Acontece que nem eu, nem o Bosco estávamos ali apenas para defender o Brasil. Como ninguém é de ferro, a carne é fraca e o mulherio amazonense muito assanhado, logo nos dedicamos à caça ao mulherio que nos receberam de braços e pernas abertos. Tenente Bosco foi um dedicado caçador de mulheres. Fazia isso como ocupação profissional paralela.

O inquieto Tenente Bosco só pensava em mulheres, não tinha namorada fixa, o que caísse na rede era peixe. Terminava o expediente à tardinha, ele saía na sua lambreta, pegava alguma das namoradas disponível e levava para um cantinho escuro à margem do Rio Branco. Apelidaram esse cantinho de Beco do Tenente Bosco. Eu soube que em Boa Vista ainda existe esse beco com placa e tudo.

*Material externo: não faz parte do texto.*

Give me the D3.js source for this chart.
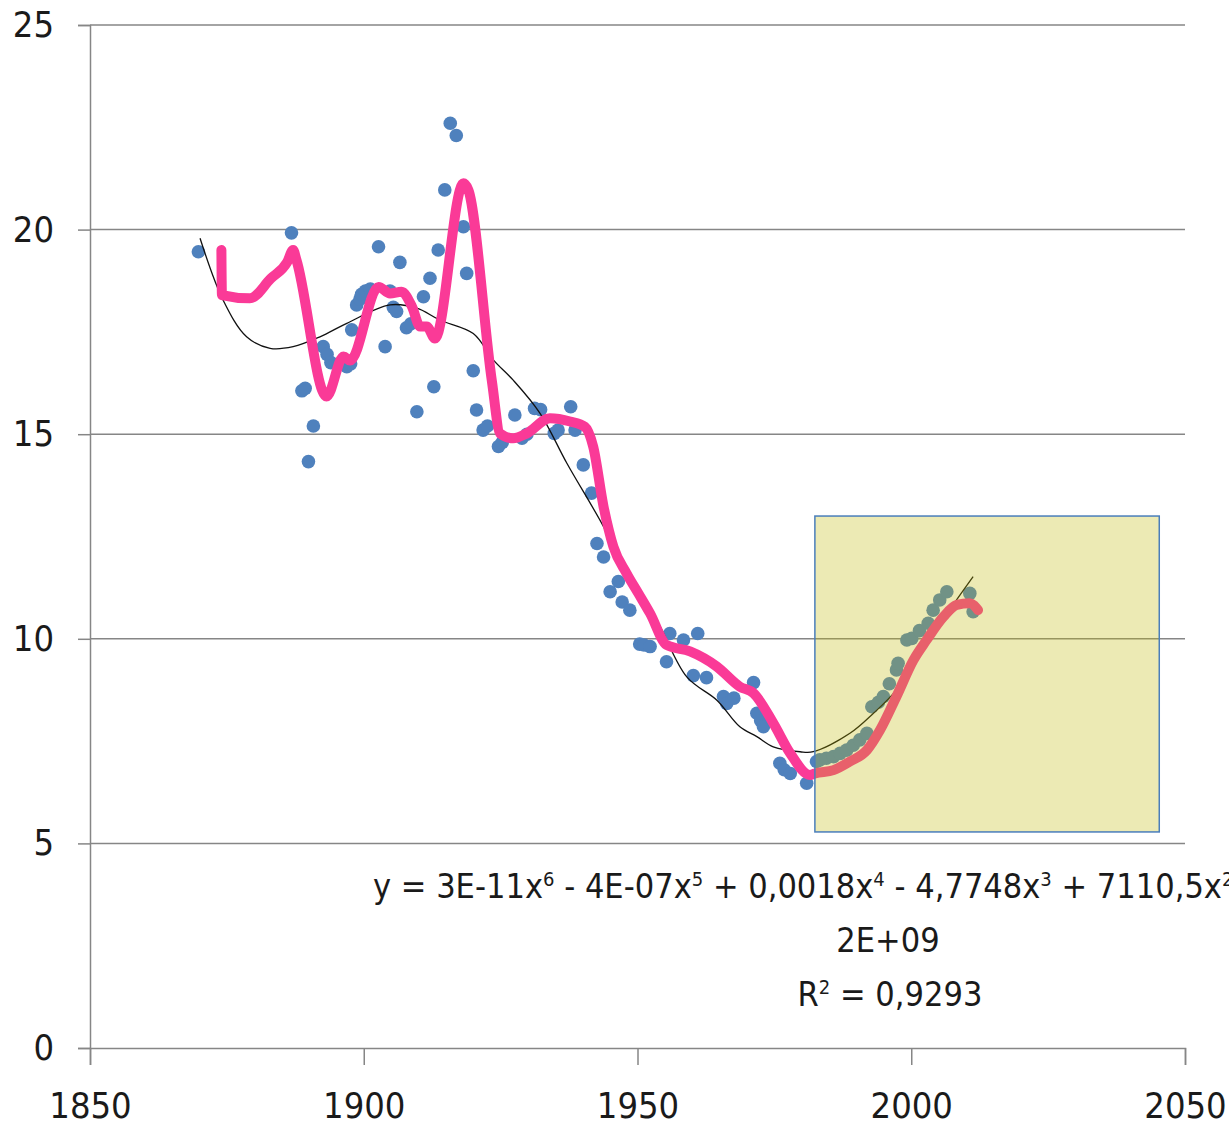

Certa vez, Bosco cometeu a imprudência de namorar uma mulher casada, esposa de um alto funcionário da República que mandava no Território de Roraima (ainda não era Estado). A bela mulher era nova, o marido já passava dos setenta anos. Eu aconselhei ao Bosco sair dessa aventura. Ele me tranquilizou, o corno era manso. O grandola viajava para Brasília toda terça-feira no próprio avião. Na sexta-feira ele retornava pela tarde, dando rasante por cima de sua casa. Os linguarudos da cidade mexericavam. Insinuavam que aqueles rasantes eram avisos para dar tempo do Tenente Bosco sair da casa sem atropelos. A bela mulher, ao ouvir o ronco do motor do avião, dizia com carinho para o Bosco.

- Até terça-feira meu amor, que pena. O corno voador chegou.